You should separate game frames from graphical frames. The graphical frames should only display the graphics, nothing else. For the replay it won't matter how many graphical frames your computer was able to execute, be it 30 per second or 1000 per second, the replaying computer will likely replay it with a different graphical frame rate.
But you should indeed fix the gameframes. E.g. to 100 gameframes per second. In the gameframe the game logic is executed: stuff that is relevant for your game (and the replay).
Your gameloop should execute graphical frames whenever there is no game frame necessary, so if you fix your game to 100 gameframes per second that's 0.01 seconds per gameframe. If your computer only needed 0.001 to execute that logic in the gameframe, the other 0.009 seconds are left for repeating graphical frames.
This is a small but incomplete and not 100% accurate example:
uint16_t const GAME_FRAMERATE = 100;
uint16_t const SKIP_TICKS = 1000 / GAME_FRAMERATE;
uint16_t next_game_tick;
Timer sinceLoopStarted = Timer(); // Millisecond timer starting at 0
unsigned long next_game_tick = sinceLoopStarted.getMilliseconds();
while (gameIsRunning)
{
//! Game Frames
while (sinceLoopStarted.getMilliseconds() > next_game_tick)
{
executeGamelogic();
next_game_tick += SKIP_TICKS;
}
//! Graphical Frames
render();
}
The following link contains very good and complete information about creating an accurate gameloop:
http://www.koonsolo.com/news/dewitters-gameloop/
To be deterministic across a network, you need a single point of truth, commonly called "the server". There is a saying in the game community that goes "the client is in the hands of the enemy". That's true. You cannot trust anything that is calculated on the client for a fair game.
If for example your game gets easier if for some reasons your thread only updates 59 times a second instead of 60, people will find out. Maybe at the start they won't even be malicious. They just had their machines under full load at the time and your process didn't get to 60 times a second.
Once you have a server (maybe even in-process as a thread in single player) that does not care for graphics or update cycles and runs at it's own speed, it's deterministic enough to at least get the same results for all players. It might still not be 100% deterministic based on the fact that the computer is not real time. Even if you tell it to update every $frequence, it might not, due to other processes on the computer taking too much load.

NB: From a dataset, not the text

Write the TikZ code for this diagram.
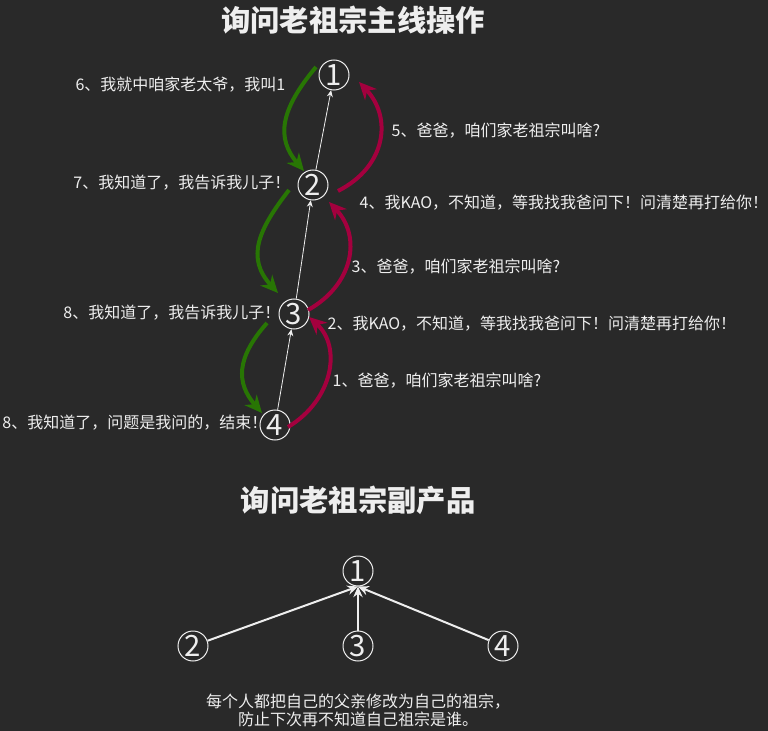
\documentclass[tikz,border=0pt]{standalone}
\usepackage{fontspec}
\setmainfont{Noto Sans CJK SC}
\usetikzlibrary{arrows.meta, calc}

\definecolor{bgdark}{RGB}{41,41,41}
\definecolor{txtwhite}{RGB}{238,238,238}
\definecolor{askred}{RGB}{164,0,62}
\definecolor{replygreen}{RGB}{40,118,4}

\begin{document}
\begin{tikzpicture}[
    x=0.75pt, y=-0.75pt,
    font=\fontsize{12}{14}\selectfont, text=txtwhite,
    title/.style={font=\fontsize{22}{26}\selectfont\bfseries},
    person/.style={circle, draw=txtwhite, line width=0.75pt, minimum size=22.5pt, inner sep=0pt, font=\fontsize{22}{22}\selectfont},
    link/.style={-{Stealth[length=5pt, width=4.5pt]}, draw=txtwhite, line width=0.6pt},
    ask/.style={-{Stealth[length=13pt, width=12pt]}, draw=askred, line width=3pt},
    reply/.style={-{Stealth[length=13pt, width=12pt]}, draw=replygreen, line width=3pt},
    ancestor/.style={-{Stealth[length=8pt, width=7pt]}, draw=txtwhite, line width=1.5pt}
]

% background and page size
\fill[bgdark] (0,0) rectangle (768,731);
\useasboundingbox (0,0) rectangle (768,731);

% main line
\node[title] (t1) at (353,20) {询问老祖宗主线操作};

\node[person] (a1) at (334,75) {1};
\node[person] (a2) at (313,185) {2};
\node[person] (a3) at (294,314) {3};
\node[person] (a4) at (275,425) {4};

\draw[link] (a4) -- (a3);
\draw[link] (a3) -- (a2);
\draw[link] (a2) -- (a1);

% asking upwards
\draw[ask] ($(a4)+(13,2)$) .. controls +(45,-27) and +(33,30) .. ($(a3)+(15,3)$);
\draw[ask] ($(a3)+(14,-4)$) .. controls +(45,-25) and +(33,35) .. ($(a2)+(16,17)$);
\draw[ask] ($(a2)+(25,6)$) .. controls +(49,-25) and +(33,35) .. ($(a1)+(25,7)$);

% answers downwards
\draw[reply] ($(a1)+(-18,-8)$) .. controls +(-36,43) and +(-28,-33) .. ($(a2)+(-9,-14)$);
\draw[reply] ($(a2)+(-24,5)$) .. controls +(-31,40) and +(-32,-35) .. ($(a3)+(-16,-21)$);
\draw[reply] ($(a3)+(-27,9)$) .. controls +(-31,35) and +(-26,-30) .. ($(a4)+(-13,-12)$);

\node[anchor=west] (s1) at (328,381) {1、爸爸，咱们家老祖宗叫啥?};
\node[anchor=west] (s2) at (323,324) {2、我KAO，不知道，等我找我爸问下！问清楚再打给你！};
\node[anchor=west] (s3) at (347,267) {3、爸爸，咱们家老祖宗叫啥?};
\node[anchor=west] (s4) at (355,203) {4、我KAO，不知道，等我找我爸问下！问清楚再打给你！};
\node[anchor=west] (s5) at (387,131) {5、爸爸，咱们家老祖宗叫啥?};
\node[anchor=east] (s6) at (290,85) {6、我就中咱家老太爷，我叫1};
\node[anchor=east] (s7) at (295,183) {7、我知道了，我告诉我儿子！};
\node[anchor=east] (s8) at (285,313) {8、我知道了，我告诉我儿子！};
\node[anchor=east] (s9) at (272,423) {8、我知道了，问题是我问的，结束！};

% by-product
\node[title] (t2) at (358,500) {询问老祖宗副产品};

\node[person] (b1) at (358,571) {1};
\node[person] (b2) at (193,646) {2};
\node[person] (b3) at (358,646) {3};
\node[person] (b4) at (503,646) {4};

\draw[ancestor] (b2) -- (b1.south);
\draw[ancestor] (b3) -- (b1.south);
\draw[ancestor] (b4) -- (b1.south);

\node[align=center, font=\fontsize{12}{13.5}\selectfont] (note) at (358,710) {每个人都把自己的父亲修改为自己的祖宗，\\防止下次再不知道自己祖宗是谁。};

\end{tikzpicture}
\end{document}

The server and clients need to communicate, so the server needs to send a copy of it's state (for performance maybe a delta from the last copy) to each client. The client can draw this copy at the best speed available.
If your game is crashing with the thread, maybe it's an option to actually put "the server" out of process and communicate via network, this way you will find out pretty fast, which variables would have needed locks because if you just move them to another project, your client will no longer compile.
Separate game logic and graphics into different threads . The game logic thread should run at a constant speed (say, it updates 60 times per second, or even higher if your logic isn't too complicated, to achieve smoother game play ). Then, your graphics thread should always draw the latest info provided by the logic thread as fast as possible to achieve high framerates.
In order to prevent partial data from being drawn, you should probably use some sort of double buffering, where the logic thread writes to one buffer, and the graphics thread reads from the other. Then switch the buffers every time the logic thread has done one update.
This should make sure you're always using the computer's graphics hardware to its fullest. Of course, this does mean you're putting constraints on the minimum cpu speed.
I don't know if this will help but, if I remember correctly, Doom stored your input sequences and used them to generate the AI behaviour and some other things. A demo lump in Doom would be a series of numbers representing not the state of the game, but your input. From that input the game would be able to reconstruct what happened and, thus, achieve some kind of determinism ... Though I remember it going out of sync sometimes.